For us, blends are the best for 95% of coffee outlets. They offer everything you need. Let's look at the main factors to consider when choosing a coffee.
Taste - Blends allow roasters to create the perfect flavour profile that customers love. Generally customers like a coffee that's clean with chocolate, caramel, nutty and sometimes even some delicate fruit tones. It's pretty hard to find a coffee that does that all year round, and even year after year, so it will come at a premium price.
Ease of use (consistent) - Blends are more forgiving when it comes to making drinks. You’ll get a wider extraction window (sweet spot) and if you have a good grinder you can trust that's been dialled in and you’ll be in the right ballpark to keep that coffee popping! If you have higher staff turnover or lots of different people on shift, a blend will help you keep things consistent. Although you should be teaching everyone to work the same way in an ideal world and good roasters would support this training program.
Price - is perception. It depends on what you're comparing it to. If you look at blends filled with cheap robusta and coffees with no traceability or ethics down the local wholesale supermarket you’ll probably get a cheap kilo price but the quality and ethics behind it is rubbish. The UK coffee market is growing rapidly and so is consumer knowledge and taste. People know the difference between good and bad coffee.
Working with ethical speciality coffee roasters means you will be sourcing a premium product that deserves to be paid a fair price for, as that supports the farmers and supply chain far more. Good roasters know what they’re doing when it comes to buying green coffee. It's a serious skill not to be underestimated. Don’t ask for the world and expect to pay below market.

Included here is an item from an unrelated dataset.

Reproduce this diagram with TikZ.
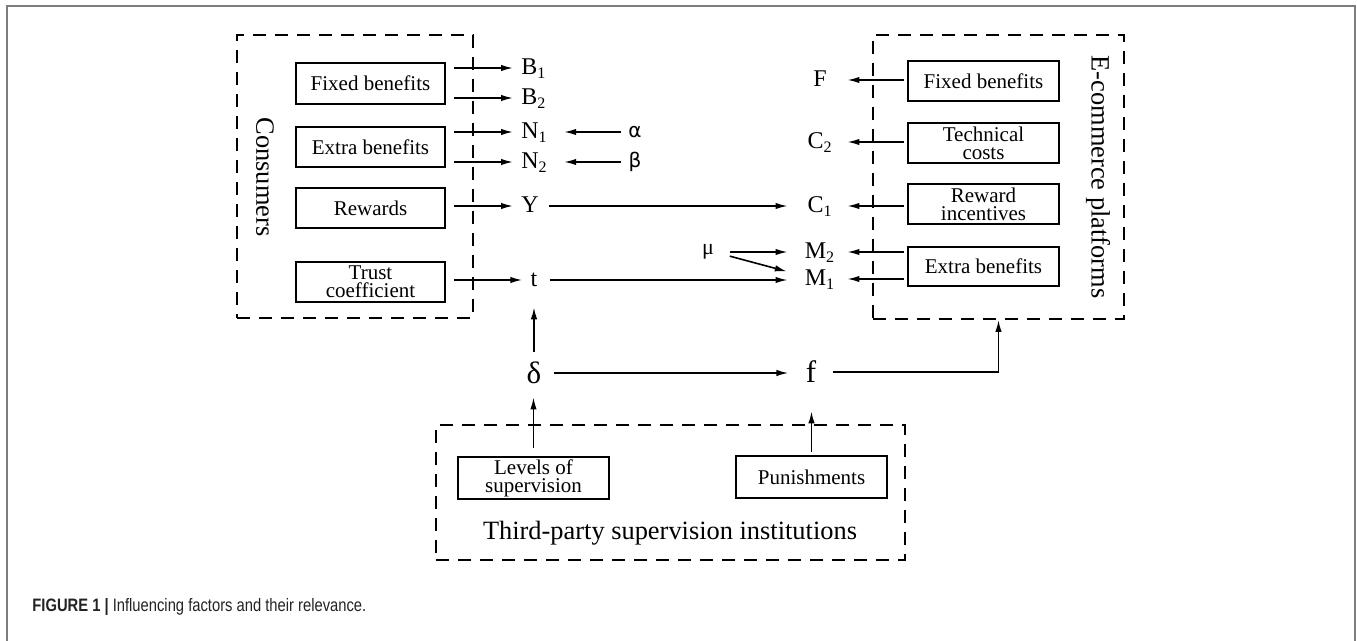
\documentclass[tikz,border=0pt]{standalone}
\usepackage{fontspec}
\setmainfont{Liberation Serif}
\newfontfamily\capfont{Liberation Sans}
\newfontfamily\dvfont{DejaVu Sans}
\usetikzlibrary{arrows.meta,calc}
\definecolor{framegray}{RGB}{125,125,125}
\definecolor{capcol}{RGB}{35,35,35}
\begin{document}
\begin{tikzpicture}[x=0.5pt,y=-0.5pt,
  ibox/.style={draw,line width=1pt,inner sep=0pt,align=center,font=\fontsize{10.5}{9}\selectfont},
  dbox/.style={draw,line width=1pt,dash pattern=on 6.5pt off 4.5pt,inner sep=0pt},
  big/.style={font=\fontsize{13.2}{15}\selectfont},
  lbl/.style={inner sep=0pt,font=\fontsize{12}{14}\selectfont,text height=1.5ex,text depth=0pt},
  rlbl/.style={lbl,minimum width=27pt},
  greek/.style={inner sep=0pt,font=\fontsize{15.5}{17}\selectfont},
  arr/.style={line width=0.8pt,-{Latex[length=6pt,width=3.2pt]}},
  ln/.style={line width=0.8pt}]
\useasboundingbox (0,0) rectangle (1357,641);
% outer frame
\draw[framegray,line width=1pt] (7,641) -- (7,6) -- (1355,6) -- (1355,641);
\node[anchor=west,inner sep=0pt,text=capcol,font=\capfont\fontsize{9}{11}\selectfont] (cap) at (32,607)
  {\scalebox{0.82}[1]{\textbf{FIGURE 1 |} Influencing factors and their relevance.}};

% Consumers
\node[dbox,minimum width=118pt,minimum height=141.5pt] (cons) at (355,176.5) {};
\node[big,rotate=-90] (consl) at (265,177) {Consumers};
\node[ibox,minimum width=74.5pt,minimum height=20.5pt] (cfb) at (370.5,83.5) {Fixed benefits};
\node[ibox,minimum width=74.5pt,minimum height=20pt] (ceb) at (370.5,147) {Extra benefits};
\node[ibox,minimum width=74.5pt,minimum height=20pt] (crw) at (370.5,208) {Rewards};
\node[ibox,minimum width=74.5pt,minimum height=20pt] (ctc) at (370.5,282) {Trust\\coefficient};

% E-commerce platforms
\node[dbox,minimum width=125.5pt,minimum height=142pt] (ecom) at (998.5,177) {};
\node[big,rotate=-90] (ecoml) at (1098,177) {E-commerce platforms};
\node[ibox,minimum width=75.5pt,minimum height=20pt] (efb) at (983.5,81) {Fixed benefits};
\node[ibox,minimum width=75.5pt,minimum height=20pt] (etc) at (983.5,143) {Technical\\costs};
\node[ibox,minimum width=75.5pt,minimum height=20pt] (eri) at (983.5,204) {Reward\\incentives};
\node[ibox,minimum width=75.5pt,minimum height=19.5pt] (eeb) at (983.5,266.5) {Extra benefits};

% Third-party
\node[dbox,minimum width=234.5pt,minimum height=67.5pt] (third) at (670.5,492.5) {};
\node[big] (thirdl) at (670,533) {Third-party supervision institutions};
\node[ibox,minimum width=75.5pt,minimum height=21pt] (lev) at (533.5,478) {Levels of\\supervision};
\node[ibox,minimum width=75.5pt,minimum height=21pt] (pun) at (811.5,477) {Punishments};

% left labels
\node[lbl,anchor=west] (B1) at (521,68) {B\textsubscript{1}};
\node[lbl,anchor=west] (B2) at (521,98) {B\textsubscript{2}};
\node[lbl,anchor=west] (N1) at (521,132) {N\textsubscript{1}};
\node[lbl,anchor=west] (N2) at (521,162) {N\textsubscript{2}};
\node[lbl,anchor=west] (Y) at (521,206) {Y};
\node[lbl] (t) at (534,280) {t};
\node[inner sep=0pt,font=\dvfont\fontsize{10}{12}\selectfont] (al) at (635,132) {α};
\node[inner sep=0pt,font=\dvfont\fontsize{10}{12}\selectfont] (be) at (635,162) {β};

% right labels
\node[rlbl] (F) at (820,80) {F};
\node[rlbl] (C2) at (820,142) {C\textsubscript{2}};
\node[rlbl] (C1) at (820,206) {C\textsubscript{1}};
\node[rlbl] (M2) at (820,252) {M\textsubscript{2}};
\node[rlbl] (M1) at (820,279) {M\textsubscript{1}};
\node[inner sep=0pt,font=\fontsize{11}{13}\selectfont] (mu) at (708,252) {μ};

% delta, f
\node[greek] (de) at (534,373) {δ};
\node[greek] (f) at (811,372) {f};

% consumer arrows
\foreach \b/\l in {cfb/B1,cfb/B2,ceb/N1,ceb/N2,crw/Y,ctc/t}
  \draw[arr,shorten <=4pt,shorten >=4pt] (\b.east |- \l) -- (\l.west);
\draw[arr,shorten <=3.5pt,shorten >=8pt] (al.west) -- (al -| N1.east);
\draw[arr,shorten <=3.5pt,shorten >=8pt] (be.west) -- (be -| N2.east);

% platform arrows
\foreach \b/\l in {efb/F,etc/C2,eri/C1,eeb/M2,eeb/M1}
  \draw[arr,shorten <=1.5pt] (\b.west |- \l) -- (\l.east);

% cross arrows
\draw[arr,shorten <=5pt,shorten >=2.5pt] (Y.east) -- (Y -| C1.west);
\draw[arr,shorten <=6pt,shorten >=2.5pt] (t.east) -- (t -| M1.west);
\draw[arr,shorten <=8pt,shorten >=2.5pt] (mu.east) -- (mu -| M2.west);
\draw[arr,shorten <=8pt,shorten >=3pt] (mu.east) -- ($(M1.west)+(0,-6)$);

% bottom
\draw[arr,shorten <=5pt,shorten >=10pt] (de.north) -- (de |- t.south);
\draw[arr,shorten <=4pt,shorten >=6.5pt] (lev.north) -- (lev |- de.south);
\draw[arr,shorten <=1.5pt,shorten >=14pt] (pun.north) -- (pun |- f.south);
\draw[arr,shorten <=6pt,shorten >=8.5pt] (de.east) -- (de -| f.west);
\draw[arr,shorten <=8pt] (f.east) -| (ecom.south);
\end{tikzpicture}
\end{document}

Ethics - We’ve mentioned ethics a few times now. It's pretty important to us that we source specialty coffee from dedicated growers around the world and pay a premium price for the love and attention that goes into growing and nurturing each coffee plant. A good roaster will work with farmers who match their values in taking care of their staff and also who work holistically within the environment in which they farm.
You should make sure that your coffee is traceable and that a premium has been paid. Along with this, share the story of the farmer as well as the roaster you work with. After all the farmer did the most important part of the process by growing fantastic coffee to start with! You could even speak with your roaster about starting a seed fund in which you can support the farmer. Now that's a beautiful story to share with your customers!
Roast level - Look at the market around you. What do you know about the most popular drinks in the area? If everyone drinks smaller milk drinks (flat whites etc.) you can use lighter roasts (but those will be lost in those bigger drinks), and lighter roasts generally have more acidity so can be unbalanced in americanos.
We’d suggest going with a medium roast for your house espresso. It's going to help with those lattes, americanos and tasty flat whites which will be your core 3 drinks.
Support - Some coffee shops are lone wolves who’re more than confident in managing their coffee program in house and they may even buy from a selection of roasters across the world. Sometimes you’ll need a helping hand on training. No shame in that and it's very common! We wouldn't let anyone open without training! If you’re working with a roaster for house coffee and you need training, make sure they offer it and it should be free. Work with them to get the best out of their time. Culture is top down so as an owner you should be invested in training yourselves so you know how to correct any issues in your coffee offer.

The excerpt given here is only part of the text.